Besides his torques, Señor Ciceron has a most valuable collection of prehistoric gold jewellery, amongst which I saw a deep neckband of solid gold, some gold beads on a gold thread, a spiral ring, and a wide bracelet which has no join in it, and must have been hammered out of a solid lump of the precious metal; experts who have examined it say that is the only way in which it could have been made. Another curious object was a necklace formed of hand-made gold fillets, which Señor Ciceron had bought of some peasants who had found it in the sand of the River Sil, which has been known to contain grains of gold since the days of Strabo.
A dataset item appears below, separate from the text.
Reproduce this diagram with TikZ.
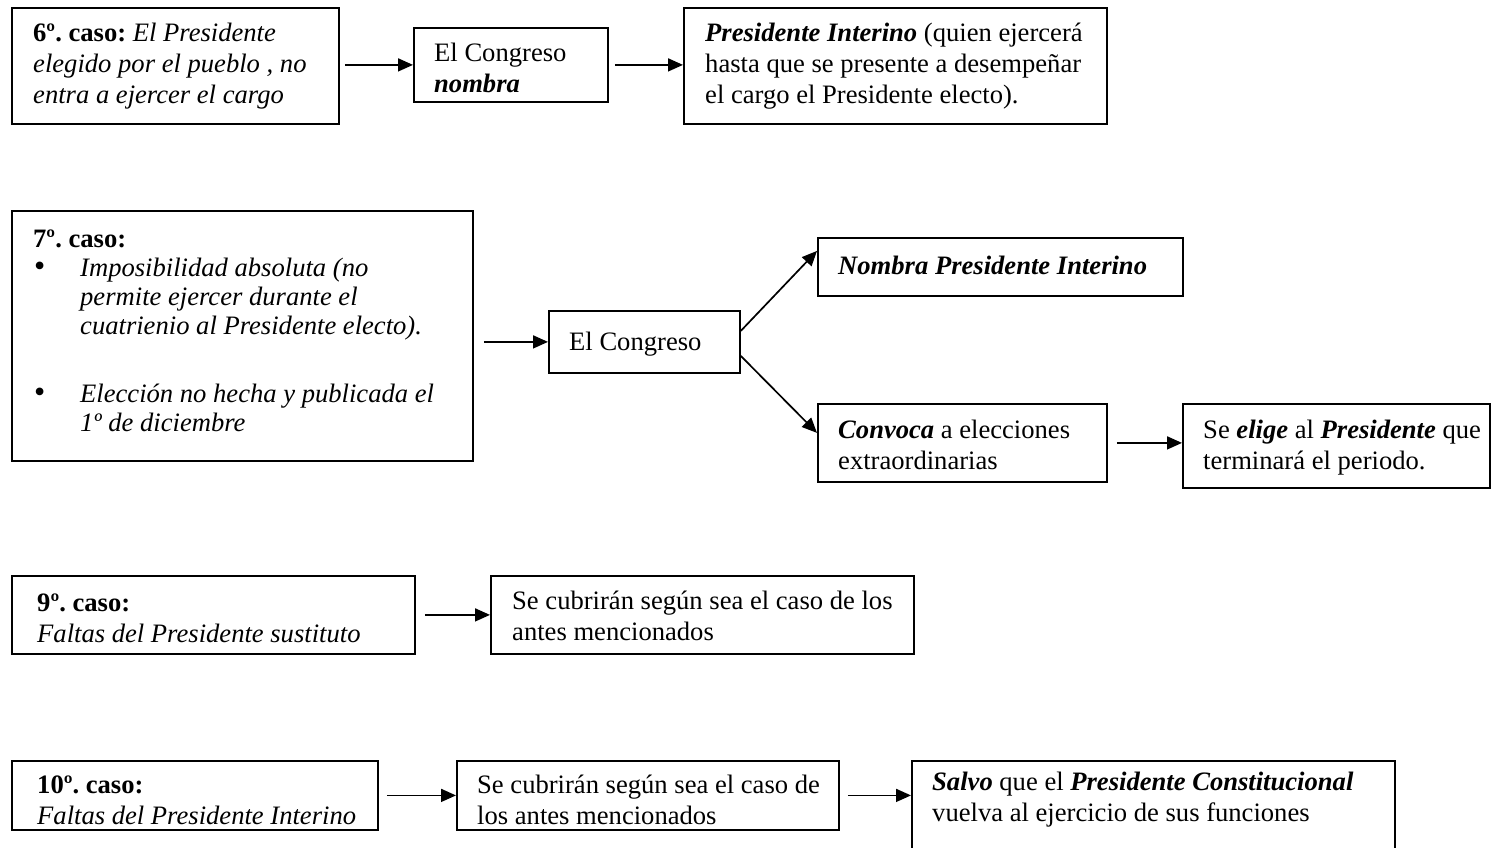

Señor Ciceron informed me that he had recently received letters both from England and America asking if he would be willing to sell his unique collection, and although he had no intention of parting with his treasures at the time of my visit, I think it is more than likely that the torques, at least, will eventually find their way to the United States.
Amongst other things I saw in this museum were some gold signet rings with Iberian characters, two very ancient bronze statues, a Mercury; a Hercules excavated in Galicia; and about twenty sharp bronze hatchets; also a number of stone arrow-heads. Every age is represented in that little museum. I was shown Greek crosses; Byzantine pictures; some Limoges vessels (enamelled) of the sixteenth century; a splendid collection of French Imperial medals, and a watch made entirely of wood, from Lugo.
After we had seen everything indoors, Señor Ciceron took me out into his garden to see some statues that had formed part of one of the original façades of the Cathedral. He had saved them from some rubbish heap, and used them to ornament his garden wall.
Note.—I have been obliged, from lack of space, to omit two chapters describing the monasteries of San Martin Pinario, San Lorenzo, San Francisco, and Santo Domingo—four remarkable relics of the Middle Ages which no visitor to Santiago should fail to see.—Author.